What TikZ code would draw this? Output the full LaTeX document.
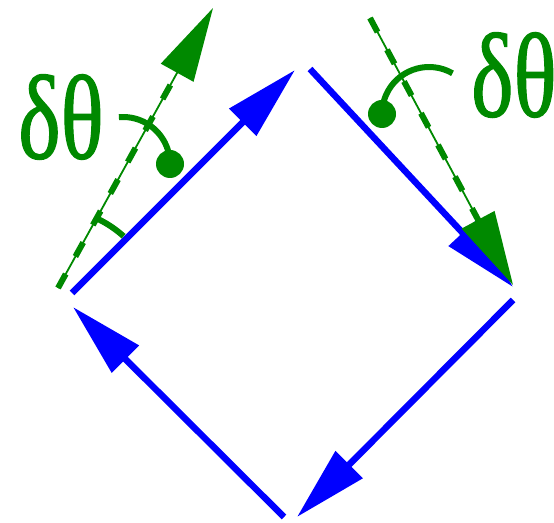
\documentclass[tikz,border=0pt]{standalone}
\usepackage{fontspec}
\setmainfont{Liberation Serif}
\newfontfamily\greekfont[FakeBold=1.2]{Liberation Serif}
\usetikzlibrary{arrows.meta}
\definecolor{dgreen}{RGB}{0,137,0}
\begin{document}
\begin{tikzpicture}[x=1pt,y=1pt,
  bluearrow/.style={blue, line width=6.5pt, -{Triangle[length=74pt,width=37pt]}},
  thinguide/.style={dgreen, line width=1.8pt, -{Triangle[length=74pt,width=37pt]}},
  dashguide/.style={dgreen, line width=6pt, dash pattern=on 16pt off 20pt, shorten >=72pt},
  anglearc/.style={dgreen, line width=6pt},
  greeklabel/.style={text=dgreen, font=\greekfont\fontsize{120}{120}\selectfont, inner sep=0pt, xscale=0.75}]
\useasboundingbox (0,0) rectangle (554,522);
% blue loop ends
\coordinate (a1) at (72,229);  \coordinate (a2) at (295,452);
\coordinate (b1) at (310,453); \coordinate (b2) at (513,235);
\coordinate (c1) at (513,222); \coordinate (c2) at (297,5);
\coordinate (d1) at (284,5);   \coordinate (d2) at (73,215);
\draw[bluearrow] (a1) -- (a2);
\draw[bluearrow] (b1) -- (b2);
\draw[bluearrow] (c1) -- (c2);
\draw[bluearrow] (d1) -- (d2);
% green guides
\coordinate (g1) at (58,234);  \coordinate (g2) at (213,514);
\coordinate (h1) at (370,504); \coordinate (h2) at (513,237);
\draw[thinguide] (g1) -- (g2);
\draw[dashguide] (g1) -- (g2);
\draw[thinguide] (h1) -- (h2);
\draw[dashguide] (h1) -- (h2);
% angle marks
\coordinate (ca) at (123,358);
\coordinate (cb) at (429,408);
\coordinate (cs) at (50,204);
\draw[anglearc] (ca) ++(95:47) arc[start angle=95, end angle=3, radius=47];
\fill[dgreen] (ca) ++(0:47) circle (14);
\draw[anglearc] (cb) ++(60:47) arc[start angle=60, end angle=177, radius=47];
\fill[dgreen] (cb) ++(180:47) circle (14);
\draw[anglearc] (cs) ++(65:110) arc[start angle=65, end angle=48, radius=110];
% labels
\node[greeklabel] (t1) at (61,405) {δθ};
\node[greeklabel, anchor=west] (t2) at (471,447) {δθ};
\end{tikzpicture}
\end{document}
★ ★ ★ ★ ★
SHORT PROBLEM:
Identify lines with the string "draw". Copy each one.

RESULT OF THIS TASK:
What TikZ code would draw this? Output the full LaTeX document.
\draw[bluearrow] (a1) -- (a2);
\draw[bluearrow] (b1) -- (b2);
\draw[bluearrow] (c1) -- (c2);
\draw[bluearrow] (d1) -- (d2);
\draw[thinguide] (g1) -- (g2);
\draw[dashguide] (g1) -- (g2);
\draw[thinguide] (h1) -- (h2);
\draw[dashguide] (h1) -- (h2);
\draw[anglearc] (ca) ++(95:47) arc[start angle=95, end angle=3, radius=47];
\draw[anglearc] (cb) ++(60:47) arc[start angle=60, end angle=177, radius=47];
\draw[anglearc] (cs) ++(65:110) arc[start angle=65, end angle=48, radius=110];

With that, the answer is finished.